GIVEN DATA:
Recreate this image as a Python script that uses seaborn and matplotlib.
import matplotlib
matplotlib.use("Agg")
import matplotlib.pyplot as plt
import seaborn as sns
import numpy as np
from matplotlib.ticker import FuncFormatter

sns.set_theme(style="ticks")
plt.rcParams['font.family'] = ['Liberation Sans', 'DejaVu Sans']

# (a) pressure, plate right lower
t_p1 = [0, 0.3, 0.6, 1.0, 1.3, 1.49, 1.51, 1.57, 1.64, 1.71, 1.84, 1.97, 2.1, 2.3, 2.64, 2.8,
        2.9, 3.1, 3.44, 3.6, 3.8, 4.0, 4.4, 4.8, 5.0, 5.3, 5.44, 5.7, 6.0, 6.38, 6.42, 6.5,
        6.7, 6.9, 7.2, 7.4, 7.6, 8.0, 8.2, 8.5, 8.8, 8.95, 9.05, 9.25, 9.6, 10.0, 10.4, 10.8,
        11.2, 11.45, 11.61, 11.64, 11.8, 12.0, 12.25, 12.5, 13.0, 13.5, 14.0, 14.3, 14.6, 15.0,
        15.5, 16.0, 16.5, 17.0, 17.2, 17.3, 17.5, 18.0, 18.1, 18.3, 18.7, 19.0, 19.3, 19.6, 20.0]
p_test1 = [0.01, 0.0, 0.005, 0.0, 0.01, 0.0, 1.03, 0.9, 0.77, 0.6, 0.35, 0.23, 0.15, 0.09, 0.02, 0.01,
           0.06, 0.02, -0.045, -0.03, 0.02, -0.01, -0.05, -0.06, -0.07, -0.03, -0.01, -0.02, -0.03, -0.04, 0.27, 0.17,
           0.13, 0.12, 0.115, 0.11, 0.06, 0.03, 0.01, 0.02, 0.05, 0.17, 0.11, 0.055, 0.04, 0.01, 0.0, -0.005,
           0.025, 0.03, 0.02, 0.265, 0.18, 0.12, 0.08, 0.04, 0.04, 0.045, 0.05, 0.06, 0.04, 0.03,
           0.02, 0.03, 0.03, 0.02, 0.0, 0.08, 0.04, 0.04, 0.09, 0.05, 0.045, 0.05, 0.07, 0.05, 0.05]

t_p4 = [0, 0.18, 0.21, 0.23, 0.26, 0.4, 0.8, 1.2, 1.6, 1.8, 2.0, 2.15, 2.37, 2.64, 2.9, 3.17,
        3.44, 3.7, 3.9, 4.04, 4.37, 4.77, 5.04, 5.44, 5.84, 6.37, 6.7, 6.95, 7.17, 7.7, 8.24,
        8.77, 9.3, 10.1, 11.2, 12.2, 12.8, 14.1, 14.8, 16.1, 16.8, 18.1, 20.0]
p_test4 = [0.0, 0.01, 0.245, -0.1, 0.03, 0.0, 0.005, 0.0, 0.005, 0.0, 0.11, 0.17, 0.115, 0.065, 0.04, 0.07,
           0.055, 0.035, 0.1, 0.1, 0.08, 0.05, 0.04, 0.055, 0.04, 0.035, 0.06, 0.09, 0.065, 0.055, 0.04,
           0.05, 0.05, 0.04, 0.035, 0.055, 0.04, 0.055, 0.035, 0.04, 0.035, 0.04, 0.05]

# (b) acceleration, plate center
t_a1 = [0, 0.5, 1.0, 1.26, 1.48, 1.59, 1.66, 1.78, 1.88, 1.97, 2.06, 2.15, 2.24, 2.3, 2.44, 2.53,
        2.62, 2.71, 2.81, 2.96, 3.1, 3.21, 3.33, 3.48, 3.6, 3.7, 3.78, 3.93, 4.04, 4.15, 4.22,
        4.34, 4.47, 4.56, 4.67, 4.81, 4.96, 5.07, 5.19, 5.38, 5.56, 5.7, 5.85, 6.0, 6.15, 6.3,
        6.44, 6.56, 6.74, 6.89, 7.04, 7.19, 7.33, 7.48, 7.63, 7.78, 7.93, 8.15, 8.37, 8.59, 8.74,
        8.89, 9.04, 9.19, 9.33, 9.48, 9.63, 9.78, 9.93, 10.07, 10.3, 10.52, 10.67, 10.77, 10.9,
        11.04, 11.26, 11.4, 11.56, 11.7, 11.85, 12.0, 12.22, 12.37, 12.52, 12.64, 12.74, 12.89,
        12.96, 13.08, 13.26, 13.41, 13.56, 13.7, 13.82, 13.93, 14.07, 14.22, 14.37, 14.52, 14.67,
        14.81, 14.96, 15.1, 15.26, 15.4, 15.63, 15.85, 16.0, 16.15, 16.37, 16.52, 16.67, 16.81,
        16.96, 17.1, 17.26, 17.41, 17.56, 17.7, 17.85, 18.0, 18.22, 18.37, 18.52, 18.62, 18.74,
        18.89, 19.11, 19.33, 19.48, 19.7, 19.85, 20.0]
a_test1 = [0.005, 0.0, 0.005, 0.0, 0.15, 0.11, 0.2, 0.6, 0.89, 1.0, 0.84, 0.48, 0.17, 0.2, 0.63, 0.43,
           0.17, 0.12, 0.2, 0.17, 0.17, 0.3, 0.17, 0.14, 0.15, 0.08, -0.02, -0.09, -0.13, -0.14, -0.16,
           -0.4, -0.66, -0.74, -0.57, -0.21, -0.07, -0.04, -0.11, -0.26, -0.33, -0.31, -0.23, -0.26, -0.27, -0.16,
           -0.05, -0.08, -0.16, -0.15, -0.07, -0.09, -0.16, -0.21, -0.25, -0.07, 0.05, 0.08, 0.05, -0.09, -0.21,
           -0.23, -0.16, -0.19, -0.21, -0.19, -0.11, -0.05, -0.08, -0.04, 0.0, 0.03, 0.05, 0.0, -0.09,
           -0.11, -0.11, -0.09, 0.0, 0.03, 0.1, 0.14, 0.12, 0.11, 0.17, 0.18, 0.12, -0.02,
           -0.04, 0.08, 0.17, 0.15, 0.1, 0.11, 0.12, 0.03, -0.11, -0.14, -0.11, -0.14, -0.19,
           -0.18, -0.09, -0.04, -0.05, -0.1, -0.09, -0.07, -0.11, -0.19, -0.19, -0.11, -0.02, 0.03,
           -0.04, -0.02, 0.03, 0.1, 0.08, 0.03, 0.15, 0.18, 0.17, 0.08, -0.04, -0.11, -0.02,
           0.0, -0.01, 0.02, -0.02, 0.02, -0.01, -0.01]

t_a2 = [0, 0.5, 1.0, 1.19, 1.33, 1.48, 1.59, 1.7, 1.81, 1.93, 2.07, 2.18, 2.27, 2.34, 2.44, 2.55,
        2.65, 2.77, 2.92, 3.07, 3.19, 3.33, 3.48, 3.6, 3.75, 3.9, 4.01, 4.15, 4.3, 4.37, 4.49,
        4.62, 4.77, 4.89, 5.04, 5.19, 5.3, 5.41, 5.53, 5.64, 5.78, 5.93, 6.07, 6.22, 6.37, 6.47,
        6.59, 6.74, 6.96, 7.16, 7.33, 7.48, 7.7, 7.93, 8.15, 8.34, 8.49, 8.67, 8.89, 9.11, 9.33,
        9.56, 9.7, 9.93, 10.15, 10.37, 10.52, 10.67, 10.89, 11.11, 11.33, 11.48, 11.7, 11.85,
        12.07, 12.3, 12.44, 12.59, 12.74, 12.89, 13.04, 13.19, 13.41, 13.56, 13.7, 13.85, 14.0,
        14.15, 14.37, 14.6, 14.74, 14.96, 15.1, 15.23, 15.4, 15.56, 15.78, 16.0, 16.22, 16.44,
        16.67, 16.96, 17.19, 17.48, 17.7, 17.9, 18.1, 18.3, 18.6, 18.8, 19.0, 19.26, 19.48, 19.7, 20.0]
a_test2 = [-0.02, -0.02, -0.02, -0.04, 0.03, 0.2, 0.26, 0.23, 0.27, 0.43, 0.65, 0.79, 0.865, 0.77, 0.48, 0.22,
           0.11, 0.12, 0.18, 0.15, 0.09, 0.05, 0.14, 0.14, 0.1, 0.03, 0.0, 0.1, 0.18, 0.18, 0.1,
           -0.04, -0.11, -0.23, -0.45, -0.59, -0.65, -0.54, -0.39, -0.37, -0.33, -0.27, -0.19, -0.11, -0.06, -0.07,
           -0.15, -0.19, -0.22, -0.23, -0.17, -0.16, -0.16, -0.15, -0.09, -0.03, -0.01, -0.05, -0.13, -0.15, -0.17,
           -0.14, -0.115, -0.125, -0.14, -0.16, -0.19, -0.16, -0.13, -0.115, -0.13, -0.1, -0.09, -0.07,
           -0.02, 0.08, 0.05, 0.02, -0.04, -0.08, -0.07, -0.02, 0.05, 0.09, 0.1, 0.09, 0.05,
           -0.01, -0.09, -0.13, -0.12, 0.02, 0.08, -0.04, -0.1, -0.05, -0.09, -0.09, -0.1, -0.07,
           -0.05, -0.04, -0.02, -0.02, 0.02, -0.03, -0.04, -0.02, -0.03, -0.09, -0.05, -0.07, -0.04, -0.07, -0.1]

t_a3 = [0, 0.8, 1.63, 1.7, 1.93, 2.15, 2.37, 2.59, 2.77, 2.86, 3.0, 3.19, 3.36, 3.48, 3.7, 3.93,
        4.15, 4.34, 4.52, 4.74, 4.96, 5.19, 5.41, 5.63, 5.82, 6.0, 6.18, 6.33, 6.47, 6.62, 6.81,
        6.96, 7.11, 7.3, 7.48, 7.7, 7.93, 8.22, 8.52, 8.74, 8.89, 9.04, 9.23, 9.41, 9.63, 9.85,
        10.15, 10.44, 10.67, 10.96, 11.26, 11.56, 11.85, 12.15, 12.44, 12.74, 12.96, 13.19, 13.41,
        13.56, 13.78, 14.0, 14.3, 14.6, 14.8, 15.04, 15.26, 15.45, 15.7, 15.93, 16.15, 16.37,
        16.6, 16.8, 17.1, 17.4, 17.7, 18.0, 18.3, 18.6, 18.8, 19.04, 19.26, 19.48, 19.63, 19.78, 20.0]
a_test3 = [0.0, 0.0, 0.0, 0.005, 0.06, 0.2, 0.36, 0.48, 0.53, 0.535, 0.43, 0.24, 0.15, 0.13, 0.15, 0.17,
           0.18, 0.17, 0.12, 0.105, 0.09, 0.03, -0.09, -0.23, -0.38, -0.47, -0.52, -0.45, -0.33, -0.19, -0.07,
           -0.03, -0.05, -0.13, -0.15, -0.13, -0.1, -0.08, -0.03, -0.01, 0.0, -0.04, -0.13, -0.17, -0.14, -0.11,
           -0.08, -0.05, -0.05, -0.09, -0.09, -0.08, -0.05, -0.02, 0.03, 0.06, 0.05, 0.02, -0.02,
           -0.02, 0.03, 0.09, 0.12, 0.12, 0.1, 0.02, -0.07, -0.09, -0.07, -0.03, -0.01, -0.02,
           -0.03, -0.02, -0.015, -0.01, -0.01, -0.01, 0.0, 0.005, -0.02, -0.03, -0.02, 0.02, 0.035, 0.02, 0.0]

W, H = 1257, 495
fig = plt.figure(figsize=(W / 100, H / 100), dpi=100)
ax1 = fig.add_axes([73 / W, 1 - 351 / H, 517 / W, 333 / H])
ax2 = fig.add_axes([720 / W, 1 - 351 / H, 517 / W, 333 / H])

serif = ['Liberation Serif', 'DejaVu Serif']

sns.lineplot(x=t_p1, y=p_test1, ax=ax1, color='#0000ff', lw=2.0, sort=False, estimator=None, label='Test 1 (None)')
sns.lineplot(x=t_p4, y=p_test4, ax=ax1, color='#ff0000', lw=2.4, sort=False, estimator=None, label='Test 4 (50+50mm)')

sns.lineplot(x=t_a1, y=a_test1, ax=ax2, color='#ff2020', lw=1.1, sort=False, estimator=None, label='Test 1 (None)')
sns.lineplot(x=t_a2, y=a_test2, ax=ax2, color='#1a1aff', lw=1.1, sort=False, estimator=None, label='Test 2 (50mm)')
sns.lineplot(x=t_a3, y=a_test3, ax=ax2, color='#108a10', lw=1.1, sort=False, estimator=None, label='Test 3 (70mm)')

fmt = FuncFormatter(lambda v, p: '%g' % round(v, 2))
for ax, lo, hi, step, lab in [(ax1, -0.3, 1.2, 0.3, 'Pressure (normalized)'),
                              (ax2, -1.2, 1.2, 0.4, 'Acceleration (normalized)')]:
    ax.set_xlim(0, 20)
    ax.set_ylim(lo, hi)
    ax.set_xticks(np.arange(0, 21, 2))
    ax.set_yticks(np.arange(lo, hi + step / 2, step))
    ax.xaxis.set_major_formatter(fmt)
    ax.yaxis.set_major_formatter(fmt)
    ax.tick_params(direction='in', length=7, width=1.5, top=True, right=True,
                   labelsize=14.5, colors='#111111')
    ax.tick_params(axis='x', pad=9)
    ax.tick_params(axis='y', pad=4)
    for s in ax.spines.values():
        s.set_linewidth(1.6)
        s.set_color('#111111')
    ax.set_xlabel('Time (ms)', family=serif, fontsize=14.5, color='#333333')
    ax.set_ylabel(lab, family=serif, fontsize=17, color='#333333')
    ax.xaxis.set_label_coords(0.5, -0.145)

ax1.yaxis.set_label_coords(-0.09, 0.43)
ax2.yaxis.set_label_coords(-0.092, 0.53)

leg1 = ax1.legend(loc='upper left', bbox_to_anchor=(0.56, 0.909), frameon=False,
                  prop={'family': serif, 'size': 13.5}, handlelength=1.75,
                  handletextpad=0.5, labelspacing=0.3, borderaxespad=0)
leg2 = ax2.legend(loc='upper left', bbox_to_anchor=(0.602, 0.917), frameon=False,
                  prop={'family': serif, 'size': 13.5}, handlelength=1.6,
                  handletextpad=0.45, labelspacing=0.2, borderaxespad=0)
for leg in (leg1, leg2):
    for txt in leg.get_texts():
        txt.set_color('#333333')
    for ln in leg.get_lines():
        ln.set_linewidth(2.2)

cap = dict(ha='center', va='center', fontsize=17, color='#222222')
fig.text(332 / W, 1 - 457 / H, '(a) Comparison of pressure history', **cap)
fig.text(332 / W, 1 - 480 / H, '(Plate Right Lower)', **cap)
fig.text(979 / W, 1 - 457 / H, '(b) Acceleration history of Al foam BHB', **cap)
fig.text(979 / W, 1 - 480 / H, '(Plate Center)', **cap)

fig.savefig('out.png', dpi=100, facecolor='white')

PROMPT:
Lines from the start of the material above through the line containing "plt.rcParams['font.family'] = ['Liberation" are to be duplicated exactly, and only those.

CORRECT RESULT:
Recreate this image as a Python script that uses seaborn and matplotlib.
import matplotlib
matplotlib.use("Agg")
import matplotlib.pyplot as plt
import seaborn as sns
import numpy as np
from matplotlib.ticker import FuncFormatter

sns.set_theme(style="ticks")
plt.rcParams['font.family'] = ['Liberation Sans', 'DejaVu Sans']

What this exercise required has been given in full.